Thereafter certain Impleadment Applications were filed in Reserve Bank of India v. Jayantilal N. Mistry, that we are discussing today , to seek recall of the Judgment dated 16.12.2015 on the grounds that: -

a. Some banks were not made party to the case and Application for recall is maintainable where there is a violation of principles of natural justice.
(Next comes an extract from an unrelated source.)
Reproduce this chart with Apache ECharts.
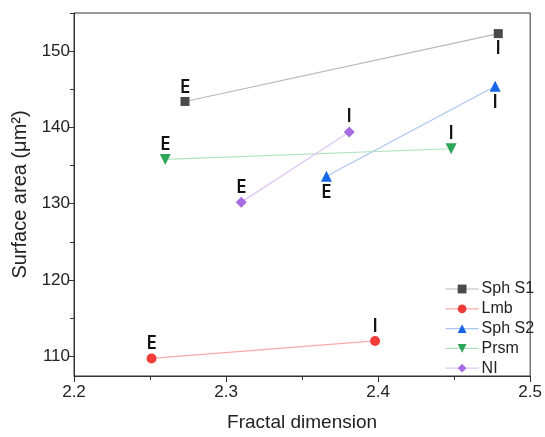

b. Recall is different from review.

c. The Court did not consider the aspect of violation of right to privacy due to disclosure of such financial information and many other important questions of law were not considered.

 

 

HELD BY THE COURT

 

Now, let us understand what was held by the Supreme Court in this case.

 

Firstly, the Court observed that there is no provision for seeking a recall of the judgment in the Supreme Court Rules, 2013 and “applications filed for clarification, modification or recall are often only a camouflage for review petitions.” It was further observed that “filing applications which are not maintainable amounts to abuse of process of Court.” So according to the Court, there is no provision for seeking a recall of any order or judgment in the Supreme Court Rules under which all the applications and all the cases are filed before the Supreme Court.

 

Secondly, the Court explained the difference between review and recall and stated that Recall Petitions are entertained when a person directly affected by a judgment is not heard. According to the Court, in the present case, the matter pertained to information that was to be provided by the RBI under a law that is under the RTI Act. The RBI challenged such disclosure, and it was within the knowledge of the banks that this case was filed. The banks did not make any efforts to get themselves impleaded at that point of time and the Applications styled as Recall Applications in the present case are essentially seeking Review of the Judgment dated 16.12.2015.

 

Thirdly, based on the reasoning that we just discusseding, the Court held that the Recall Applications filed by the RBI and the Banks, are not maintainable as nomenclature of an application is of no consequence. Thus, the Applications filed by the RBI and the Banks were dismissed.

 

Those were the observations of the Court. So, what are my concluding remarks?

 

CONCLUSION

 

I feel that Reserve Bank of India and other banks are public institutions, that run on public money. It should be asked from them the amount of money they wasted in challenging the Judgment dated 16.12.2015. And why are the RBI and the banks afraid to disclose basic information about their financial health to the general public? Filing Review Petitions in the garb of Recall Applications is something quite deplorable. Recall Applications are generally filed when an Order passed becomes difficult to be implemented due to reasons such as abrupt change in circumstances, absolute non-compliance of principles of natural justice or passing an Order without jurisdiction whereas in the case of Review Petitions, they are preferred where there is an error apparent on the face of record such as wrong appreciation of law, ignoring an established legal precedent etc.

 

I think the Court rightly held that in the name of recall, review is being sought. I hope that this is the last round of litigation in relation to the issue of disclosure of public information by the RBI and the Banks. It is the public money that is lying with the RBI and the Banks. The Banks and the RBI must not forget that.